My interlocutor seemed very much concerned to establish that free market economic ideology essentially began in the 1980s and was the work of liberals in the guise of neoliberals. He didn’t believe free market ideology existed prior to 1980 or if it did was related at all, nor did he associate free market ideology with “classical liberalism,” which he accepted as an older eighteenth century term for something, although I’m not entirely sure what. I’m also not too clear on what happened to the nineteenth and early twentieth centuries in his historical scheme, but it doesn’t really matter. Interestingly, he didn’t seem to associate any economic ideology at all with conservatism, apparently believing the term “conservatism” referred only to political and social ideas unrelated to economics. Thus, he seemed to believe all the economic debate in this country at least since the 1980s has been an internal affair between different groups of liberals. When I suggested what I believe is the more conventional use of the terms conservative, liberal, and neoliberal in the economic arena, he suggested my terminology was quaintly old-fashioned and not current at all with what he called “hardcore Marxism,” which he suggested was the more common way of discussing these issues today.

I found it all quite interesting. I had actually suspected a connection to Marxist theory given the generally foreign origin of much of the discussion of “neoliberalism” online. I’m not being nationalistic, just saying my impression is that Marxism has always been rather more popular in many foreign countries than here in the USA. He ended the discussion with the usual dismissive sort of insults one generally encounters when discussing popular economics with random people online, although I thought perhaps rather milder in tone than what I usually encounter from those with more right wing interests.  More, “you don’t seem to understand very much about economics, politics, history,” etc., rather than the more typical conservative or right wing “why don’t you go screw yourself?” sort of thing. We parted company.
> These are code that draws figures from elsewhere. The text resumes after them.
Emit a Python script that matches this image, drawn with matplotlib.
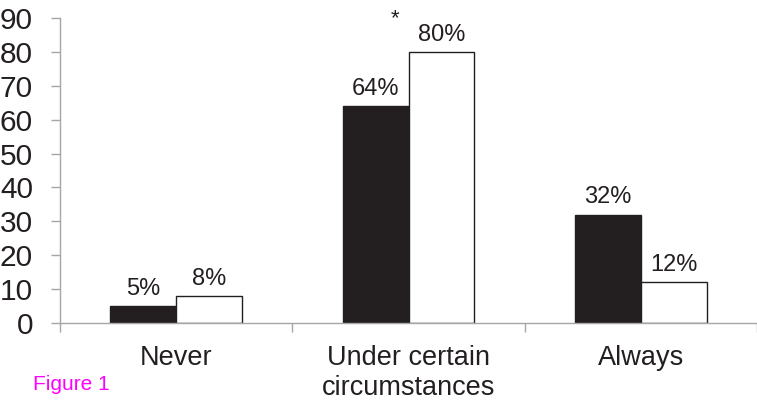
import matplotlib
matplotlib.use("Agg")
import matplotlib.pyplot as plt
import numpy as np

categories = ["Never", "Under certain\ncircumstances", "Always"]
series_black = [5, 64, 32]
series_white = [8, 80, 12]
labels_black = ["5%", "64%", "32%"]
labels_white = ["8%", "80%", "12%"]
yticks = [0, 10, 20, 30, 40, 50, 60, 70, 80, 90]

plt.rcParams['font.family'] = ['Liberation Sans', 'DejaVu Sans']
txt = '#231f20'
axc = '#a6a6a6'

fig = plt.figure(figsize=(7.57, 4.0), dpi=100)
ax = fig.add_axes([60/757, 77/400, 697/757, 305/400])

x = np.arange(len(categories))
w = 0.284
ax.bar(x - w/2, series_black, width=w, color='#231f20', edgecolor='#231f20', linewidth=1)
ax.bar(x + w/2, series_white, width=w, color='white', edgecolor='#231f20', linewidth=1)

ax.set_xlim(-0.5, 2.5)
ax.set_ylim(0, 90)
ax.set_yticks(yticks)
ax.set_yticklabels([str(v) for v in yticks])
ax.set_xticks(x)
ax.set_xticklabels(categories)
ax.set_xticks([-0.5, 0.5, 1.5, 2.5], minor=True)

for s in ['top', 'right']:
    ax.spines[s].set_visible(False)
for s in ['left', 'bottom']:
    ax.spines[s].set_color(axc)
    ax.spines[s].set_linewidth(1)

ax.tick_params(axis='y', direction='out', length=6.5, width=1, color=axc,
               labelsize=21.5, labelcolor=txt, pad=13)
ax.tick_params(axis='x', which='major', length=0, labelsize=19.5, labelcolor=txt, pad=16)
ax.tick_params(axis='x', which='minor', direction='out', length=6.5, width=1, color=axc)
for lab in ax.get_xticklabels():
    lab.set_linespacing(1.2)

for i in range(len(categories)):
    ax.annotate(labels_black[i], (x[i] - w/2, series_black[i]), xytext=(0, 8),
                textcoords='offset points', ha='center', va='baseline',
                fontsize=17, color=txt)
    ax.annotate(labels_white[i], (x[i] + w/2, series_white[i]), xytext=(0, 8),
                textcoords='offset points', ha='center', va='baseline',
                fontsize=17, color=txt)

ax.annotate('*', (x[1] - 0.06, series_white[1]), xytext=(0, 20),
            textcoords='offset points', ha='center', va='baseline',
            fontsize=16, color=txt, annotation_clip=False)

fig.text(33/757, 1 - 390/400, 'Figure 1', color='#ff00ff', fontsize=15,
         ha='left', va='baseline')

fig.savefig('out.png', dpi=100)
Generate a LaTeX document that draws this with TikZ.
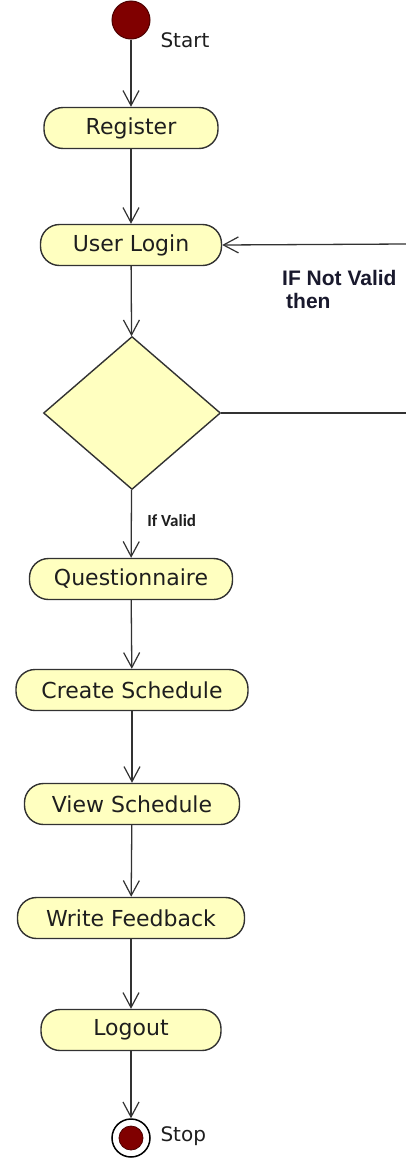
\documentclass[tikz,border=0pt]{standalone}
\usepackage{fontspec}
\setmainfont{DejaVu Sans}
\newfontfamily\arialfont{Liberation Sans}
\newfontfamily\carlfont{Carlito}
\usetikzlibrary{arrows.meta,shapes.geometric}
\definecolor{pillfill}{RGB}{255,255,192}
\definecolor{edgegray}{RGB}{50,50,50}
\definecolor{dred}{RGB}{128,0,0}
\definecolor{txtgray}{RGB}{30,30,30}
\definecolor{navytxt}{RGB}{25,25,45}
\begin{document}
\begin{tikzpicture}[x=1pt,y=1pt,
  pill/.style={draw=edgegray, line width=1.4pt, fill=pillfill, rounded corners=19pt,
    minimum height=41pt, inner sep=0pt, font=\fontsize{22}{22}\selectfont, text=txtgray},
  flow/.style={draw=edgegray, line width=1.3pt,
    -{Straight Barb[length=15pt,width=16pt,line width=1.2pt]}},
  plain/.style={draw=edgegray, line width=1.3pt},
  lbl/.style={font=\fontsize{20}{20}\selectfont, text=txtgray, anchor=west},
]
\useasboundingbox (0,0) rectangle (406,-1165);
\fill[white] (0,0) rectangle (406,-1165);

% start
\node[circle, fill=dred, draw=dred!60!black, line width=1pt, minimum size=38pt, inner sep=0pt] (start) at (131,-20) {};
\node[lbl] (startlbl) at (157,-40) {Start};

% activities
\node[pill, minimum width=174pt] (register) at (131,-128) {Register};
\node[pill, minimum width=181pt] (login) at (131,-245) {User Login};
\node[diamond, draw=edgegray, line width=1.4pt, fill=pillfill, inner sep=0pt,
      minimum width=177pt, minimum height=153pt] (dec) at (132,-413) {};
\node[pill, minimum width=203pt] (quest) at (131,-579) {Questionnaire};
\node[pill, minimum width=232pt] (create) at (132,-690) {Create Schedule};
\node[pill, minimum width=215pt] (view) at (132,-804) {View Schedule};
\node[pill, minimum width=227pt] (write) at (131,-918) {Write Feedback};
\node[pill, minimum width=180pt] (logout) at (131,-1030) {Logout};

% stop
\node[circle, fill=white, draw=black, line width=1.5pt, minimum size=38pt, inner sep=0pt] (stop) at (131,-1138) {};
\node[circle, fill=dred, draw=dred!60!black, line width=0.8pt, minimum size=24pt, inner sep=0pt] (stopin) at (stop.center) {};
\node[lbl] (stoplbl) at (157,-1136) {Stop};

% labels
\node[anchor=north west, align=left, font=\arialfont\bfseries\fontsize{21}{23}\selectfont, text=navytxt, inner sep=0pt]
  (notvalid) at (282,-270) {IF Not Valid\\\hspace*{4pt}then};

% connectors
\draw[flow] (start) -- (register);
\draw[flow] (register) -- (login);
\draw[flow] (login) -- (dec);
\draw[flow] (dec) -- node[pos=0.45, right, xshift=12pt, font=\carlfont\bfseries\fontsize{17}{17}\selectfont, text=txtgray] {If Valid} (quest);
\draw[flow] (quest) -- (create);
\draw[flow] (create) -- (view);
\draw[flow] (view) -- (write);
\draw[flow] (write) -- (logout);
\draw[flow] (logout) -- (stop);

\coordinate (rb) at (406,-413);
\coordinate (rt) at (406,-244);
\draw[plain] (dec.east) -- (rb);
\draw[flow] (rt) -- (login.east);
\end{tikzpicture}
\end{document}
One thing that crossed my mind after learning of the connection to Marxism, or at least after having gotten some confirmation of the connection, is the way that theory seems to be such fertile ground for confusion relating to terminology. A big part of the problem I think is that Marxism downplays the importance of ideas, theories, and ideologies, in favor of material relations and conditions. Thus, it tends to use words ending with “ism” not in the conventional way to refer to a collection of ideas, theories, or an ideology, but to various material conditions. “Capitalism” in traditional Marxist terminology is not a theory or collection of ideas relating to capital but a certain form of economic and social organization. A “capitalist” is someone who lives under such conditions regardless of his or her thoughts on economic or political ideas. The person can be as leftist as you like, but he or she is still a “capitalist.” This makes me suspect one fairly benign mechanism that might underlie the current confusion over the term “neoliberal” is that some Marxist writers somewhere may have decided at some time to call the economic and social conditions or arrangements since 1980 “neoliberalism,” so that anyone who has happened to live under those conditions is perforce a “neoliberal.” 

The problem, of course, is that “neoliberalism” also has a completely different definition based on ideas. In that other definition “neoliberalism” relates to the ideas or theories of a particular group of people, “neoliberals.” Under that definition, “neoliberalism” conventionally denotes conservative free market ideology combined with random other social and political ideas otherwise associated with traditional progressive liberalism. If this is what has been going on, I have to way it was all lost on my interlocutor, who despite his ostensibly hardcore Marxist leanings seemed clearly to be jumping back and forth between Marxist materialist terminology and more conventional idea based terminology in the most confusing way imaginable.

However, the connection to Marxism also made me wonder if there might be a rather more sinister reason for this apparently coincidental congruity of terms.  That notion certainly gave me reason to pause because in recent years I’ve come to associate heavy handed rhetorical and linguistic game playing mostly with conservatives and right wing sorts, who seem forever redefining and conflating terms, overgeneralizing, using misdirection, and so on. But I do believe some leftists have done that sort of thing in the past, so I suppose there’s no real reason to think they can’t be doing it again right now. Certainly the confusion relating to the term “neoliberalism” I’ve been discussing might play to their political advantage. If people feel progressive liberalism / democratic socialism / social democracy is essentially the same thing as neoliberalism and hence free market economic conservatism, then that would presumably make Marxism appear a rather more attractive alternative for those critical of our current economic arrangements. Indeed, it may make it appear the only game in town. 

It may seem farfetched, but I’ve noticed that pattern quite a lot online recently. Some leftists seem just as much or more concerned to fight against progressive liberalism as conservatism, against the relatively progressive or socially oriented and leftist Democratic Party as against the conservative and right wing Republican Party, against Mr. Biden as Mr. Trump. In a weird way contemporary Marxists seem often to be fighting on the same side as conservatives against what is apparently their common foe: reasonable liberals, progressives, social democrats, and democratic socialists. Indeed, it makes me wonder if contemporary Marxism might actually be bankrolled by wealthy conservatives specifically for that purpose. Not saying they are, but if I were a clever right wing operator and I thought Marxism itself could be easily contained for some reason, let’s say the historic antipathy of the American electorate in general to Marxist ideas, I might just throw some money their way so they could do a number on the more serious competition.

Now that Ive come to suppose this shift in terminology is not the result of natural linguistic drift but simple terminological conflation combined possibly with purposefully misleading and manipulative rhetoric, Im encouraged to be a little more active confronting misuse of the term “neoliberalism.” Indeed, I take back what I said earlier about not caring if I’m considered a liberal, per se. I think now I do care. I’m what you call a traditional American liberal. I support using activist democratic government to address the ethical shortcoming and failures of market systems, and in that I agree with those calling themselves progressives, social democrats, and democratic socialists. I’m fighting against simplistic conservative / “neoliberal” free market ideology.